La figuraccia peggiore probabilmente l'ha rimediata la borghesia francese i giornali della quale davano largo spazio all'ipotesi che l'uccisione dei civili fosse opera dell'UCK stessa per costringere la Nato all'intervento. L'ipotesi non ci meraviglierebbe - la Bosnia e tutta la storia delle guerre imperialiste insegnano - ma stavolta le autorità di Belgrado hanno ammesso tranquillamente la loro responsabilità nel fatto. Il «giornale comunista» «Il Manifesto» dimostra bene a cosa servono le decine di miliardi di finanziamento statale, riprendendo pari pari, senza troppo pelo sullo stomaco, la tesi francese: come si sa l'italica borghesia usa mettere il piede in tre scarpe scegliendo la più comoda al momento migliore.

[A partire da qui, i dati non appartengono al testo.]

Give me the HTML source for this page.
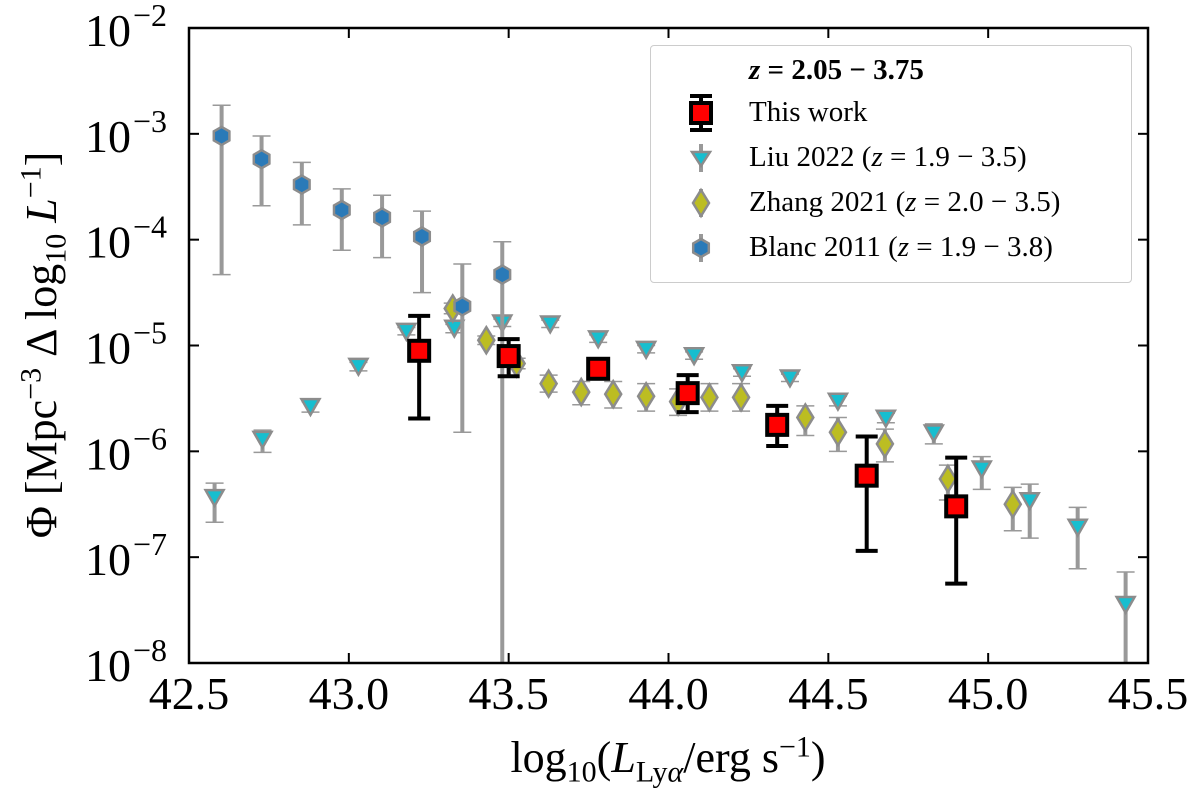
<!DOCTYPE html>
<html><head><meta charset="utf-8"><style>
html,body{margin:0;padding:0;background:#fff;}
svg{display:block;font-family:"Liberation Serif",serif;}
</style></head><body>
<svg id="chart" width="1200" height="797" viewBox="0 0 1200 797" xmlns="http://www.w3.org/2000/svg"></svg>
<script>
// ---- data ----
const workX=[43.22,43.50,43.78,44.06,44.34,44.62,44.90];
const workLogY=[-5.05,-5.10,-5.22,-5.45,-5.75,-6.23,-6.52];
const workLogHi=[-4.72,-4.94,-5.18,-5.28,-5.57,-5.86,-6.06];
const workLogLo=[-5.69,-5.29,-5.26,-5.63,-5.95,-6.94,-7.25];

const liuX=[42.58,42.73,42.88,43.03,43.18,43.33,43.48,43.63,43.78,43.93,44.08,44.23,44.38,44.53,44.68,44.83,44.98,45.13,45.28,45.43];
const liuLogY=[-6.43,-5.88,-5.57,-5.19,-4.86,-4.83,-4.78,-4.79,-4.93,-5.03,-5.09,-5.25,-5.30,-5.52,-5.68,-5.82,-6.16,-6.46,-6.71,-7.44];
const liuLogHi=[-6.30,-5.80,-5.53,-5.16,-4.83,-4.80,-4.75,-4.76,-4.90,-5.00,-5.06,-5.22,-5.27,-5.48,-5.64,-5.74,-6.05,-6.31,-6.53,-7.14];
const liuLogLo=[-6.67,-6.01,-5.63,-5.24,-4.90,-4.88,-4.82,-4.83,-4.97,-5.07,-5.13,-5.29,-5.34,-5.57,-5.73,-5.93,-6.36,-6.82,-7.11,-8.6];

const zhangX=[43.325,43.43,43.525,43.625,43.727,43.827,43.93,44.03,44.128,44.227,44.428,44.53,44.677,44.874,45.077];
const zhangLogY=[-4.65,-4.95,-5.17,-5.36,-5.44,-5.46,-5.48,-5.53,-5.49,-5.49,-5.68,-5.82,-5.93,-6.26,-6.50];
const zhangLogHi=[-4.60,-4.91,-5.12,-5.28,-5.34,-5.34,-5.36,-5.41,-5.36,-5.36,-5.57,-5.68,-5.79,-6.13,-6.34];
const zhangLogLo=[-4.70,-4.99,-5.22,-5.44,-5.56,-5.59,-5.62,-5.66,-5.62,-5.62,-5.85,-6.00,-6.10,-6.46,-6.75];

const blancX=[42.602,42.727,42.853,42.978,43.104,43.229,43.355,43.48];
const blancLogY=[-3.02,-3.24,-3.48,-3.72,-3.79,-3.97,-4.63,-4.33];
const blancLogHi=[-2.73,-3.02,-3.27,-3.52,-3.58,-3.73,-4.23,-4.02];
const blancLogLo=[-4.33,-3.68,-3.86,-4.10,-4.17,-4.50,-5.82,-9];

const xTicks=[42.5,43.0,43.5,44.0,44.5,45.0,45.5];
const xTickLabels=["42.5","43.0","43.5","44.0","44.5","45.0","45.5"];
const yTicks=[-2,-3,-4,-5,-6,-7,-8];
const yTickLabels=["\u22122","\u22123","\u22124","\u22125","\u22126","\u22127","\u22128"];

// ---- layout ----
const L=189,R=1148,T=28,B=663;
const xMin=42.5,xMax=45.5,yMax=-2,yMin=-8;
const sx=v=>L+(v-xMin)/(xMax-xMin)*(R-L);
const sy=v=>T+(yMax-v)/(yMax-yMin)*(B-T);
const NS="http://www.w3.org/2000/svg";
const svg=document.getElementById('chart');
function mk(tag,attrs,parent){const e=document.createElementNS(NS,tag);for(const k in attrs)e.setAttribute(k,attrs[k]);(parent||svg).appendChild(e);return e;}

const defs=mk('defs',{});
const cp=mk('clipPath',{id:'clip'},defs);
mk('rect',{x:L,y:T,width:R-L,height:B-T},cp);

const plot=mk('g',{'clip-path':'url(#clip)'});



function errbar(g,x,hi,lo,color,w,cap,capw){
  const px=sx(x);
  mk('line',{x1:px,x2:px,y1:sy(hi),y2:sy(lo),stroke:color,'stroke-width':w},g);
  mk('line',{x1:px-cap,x2:px+cap,y1:sy(hi),y2:sy(hi),stroke:color,'stroke-width':capw},g);
  mk('line',{x1:px-cap,x2:px+cap,y1:sy(lo),y2:sy(lo),stroke:color,'stroke-width':capw},g);
}
function tri(g,cx,cy,s){return mk('polygon',{points:`${cx-s},${cy-s*0.75} ${cx+s},${cy-s*0.75} ${cx},${cy+s*1.0}`,fill:'#17becf',stroke:'#8c8c8c','stroke-width':2.5},g);}
function dia(g,cx,cy){return mk('polygon',{points:`${cx},${cy-13} ${cx+8},${cy} ${cx},${cy+13} ${cx-8},${cy}`,fill:'#bcbd22',stroke:'#8c8c8c','stroke-width':2.5},g);}
function hex(g,cx,cy,r){let p=[];for(let i=0;i<6;i++){const a=Math.PI/6+i*Math.PI/3;p.push((cx+r*Math.cos(a)).toFixed(1)+','+(cy+r*Math.sin(a)).toFixed(1));}return mk('polygon',{points:p.join(' '),fill:'#2a7ab8',stroke:'#8c8c8c','stroke-width':2.5},g);}

// Liu
const gLiu=mk('g',{},plot);


liuX.forEach((x,i)=>{
  errbar(gLiu,x,liuLogHi[i],liuLogLo[i],'#999',4,9,1.5);
  const m=tri(gLiu,sx(x),sy(liuLogY[i]),9);
  
  
});
// Zhang
const gZh=mk('g',{},plot);


zhangX.forEach((x,i)=>{
  errbar(gZh,x,zhangLogHi[i],zhangLogLo[i],'#999',4,9,1.5);
  const m=dia(gZh,sx(x),sy(zhangLogY[i]));
  
  
});
// Blanc
const gBl=mk('g',{},plot);


blancX.forEach((x,i)=>{
  errbar(gBl,x,blancLogHi[i],blancLogLo[i],'#999',4,9,1.5);
  const m=hex(gBl,sx(x),sy(blancLogY[i]),9);
  
  
});
// This work
const gW=mk('g',{},plot);


workX.forEach((x,i)=>{
  errbar(gW,x,workLogHi[i],workLogLo[i],'#000',4,11,4);
  const m=mk('rect',{x:sx(x)-10,y:sy(workLogY[i])-10,width:20,height:20,fill:'#ff0000',stroke:'#000','stroke-width':4},gW);
  
  
});

// axes frame
const frame=mk('rect',{x:L,y:T,width:R-L,height:B-T,fill:'none',stroke:'#000','stroke-width':2.5});



const gx=mk('g',{});


xTicks.forEach((v,i)=>{
  const px=sx(v);
  mk('line',{x1:px,x2:px,y1:B,y2:B-10,stroke:'#000','stroke-width':2},gx);
  mk('line',{x1:px,x2:px,y1:T,y2:T+10,stroke:'#000','stroke-width':2},gx);
  const t=mk('text',{x:px,y:B+46,'text-anchor':'middle','font-size':46},gx);
  t.textContent=xTickLabels[i];
  
  
});
const gy=mk('g',{});


yTicks.forEach((v,i)=>{
  const py=sy(v);
  mk('line',{x1:L,x2:L+10,y1:py,y2:py,stroke:'#000','stroke-width':2},gy);
  mk('line',{x1:R,x2:R-10,y1:py,y2:py,stroke:'#000','stroke-width':2},gy);
  const t=mk('text',{x:131,y:py+18,'text-anchor':'end','font-size':46},gy);
  t.textContent='10';
  
  
  const s=mk('text',{x:133,y:py-2,'text-anchor':'start','font-size':32},gy);
  s.textContent=yTickLabels[i];
});
</script>
<div style="position:absolute;left:44px;top:345px;transform:translate(-50%,-50%) rotate(-90deg);white-space:nowrap;font-family:'Liberation Serif',serif;font-size:44px;">Φ [Mpc<sup style="font-size:30px">−3</sup> Δ log<sub style="font-size:30px">10</sub> <i>L</i><sup style="font-size:30px">−1</sup>]</div>
<div style="position:absolute;left:668px;top:760px;transform:translate(-50%,-50%);white-space:nowrap;font-family:'Liberation Serif',serif;font-size:44px;">log<sub style="font-size:30px">10</sub>(<i>L</i><sub style="font-size:30px">Ly<i>α</i></sub>/erg s<sup style="font-size:30px">−1</sup>)</div>
<div style="position:absolute;left:650px;top:45px;width:480px;height:236px;border:1.5px solid #ccc;border-radius:4px;background:#fff;font-family:'Liberation Serif',serif;font-size:29px;">
  <div style="position:absolute;left:98px;top:8px;font-weight:bold;"><i>z</i> = 2.05 − 3.75</div>
  <div style="position:absolute;left:98px;top:50px;">This work</div>
  <div style="position:absolute;left:98px;top:95px;">Liu 2022 (<i>z</i> = 1.9 − 3.5)</div>
  <div style="position:absolute;left:98px;top:140px;">Zhang 2021 (<i>z</i> = 2.0 − 3.5)</div>
  <div style="position:absolute;left:98px;top:185px;">Blanc 2011 (<i>z</i> = 1.9 − 3.8)</div>
  <svg style="position:absolute;left:0;top:0" width="100" height="236">
    <line x1="50" y1="50" x2="50" y2="84" stroke="#000" stroke-width="4"/><line x1="39" y1="50" x2="61" y2="50" stroke="#000" stroke-width="4"/><line x1="39" y1="84" x2="61" y2="84" stroke="#000" stroke-width="4"/>
    <rect x="40" y="57" width="20" height="20" fill="#f00" stroke="#000" stroke-width="4"/>
    <line x1="50" y1="98" x2="50" y2="126" stroke="#999" stroke-width="4"/><polygon points="41,106 59,106 50,120" fill="#17becf" stroke="#8c8c8c" stroke-width="2.5"/>
    <line x1="50" y1="143" x2="50" y2="171" stroke="#999" stroke-width="4"/><polygon points="50,144 58,157 50,170 42,157" fill="#bcbd22" stroke="#8c8c8c" stroke-width="2.5"/>
    <line x1="50" y1="188" x2="50" y2="216" stroke="#999" stroke-width="4"/><polygon points="57.8,206.5 50,211 42.2,206.5 42.2,197.5 50,193 57.8,197.5" fill="#2a7ab8" stroke="#8c8c8c" stroke-width="2.5"/>
  </svg>
</div>
</body></html>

Non ci è dato fare previsioni sugli equilibri prossimi venturi nella regione, la situazione rimane molto fluida, all'interno di queste linee di tendenza. I vari imperialismi cambiano disinvoltamente i cavalli in corsa, puntando su questo o quello mentre la propaganda dipinge e ridipinge i carnefici di ieri a povere vittime, secondo i suoi mutevoli interessi di bottega.

L'incognita maggiore è la verifica se l'imperialismo europeo nel suo insieme riuscirà ad esprimere una posizione comune antiamericana o se si assisterà, come assai probabile, alla solita spartizione di orticelli sotto la supervisione del gigante oltreatlantico.

Certa rimane la natura dell'imperialismo, dominio del capitale sul proletariato, e tutte le borghesie saranno federate al minimo segnale di minaccia di guerra sociale. Potrebbe essere anche il caso che dopo aver troppo soffiato sul fuoco in Kosovo, un intervento armato esterno si renda necessario per riportare la pace nella regione, necessaria a far produrre gli impianti idroelettrici, pace per garantire rendita e plusvalore dalle ricche miniere.

I recenti vigorosi scioperi nella regione balcanica, a cominciare dalla lotta dei minatori rumeni, dalle lotte dei chimici in Bulgaria e dei ferrovieri in Macedonia dimostrano che l'imperialismo e le sue guerre sono contro il proletariato e la sua emancipatrice guerra di classe.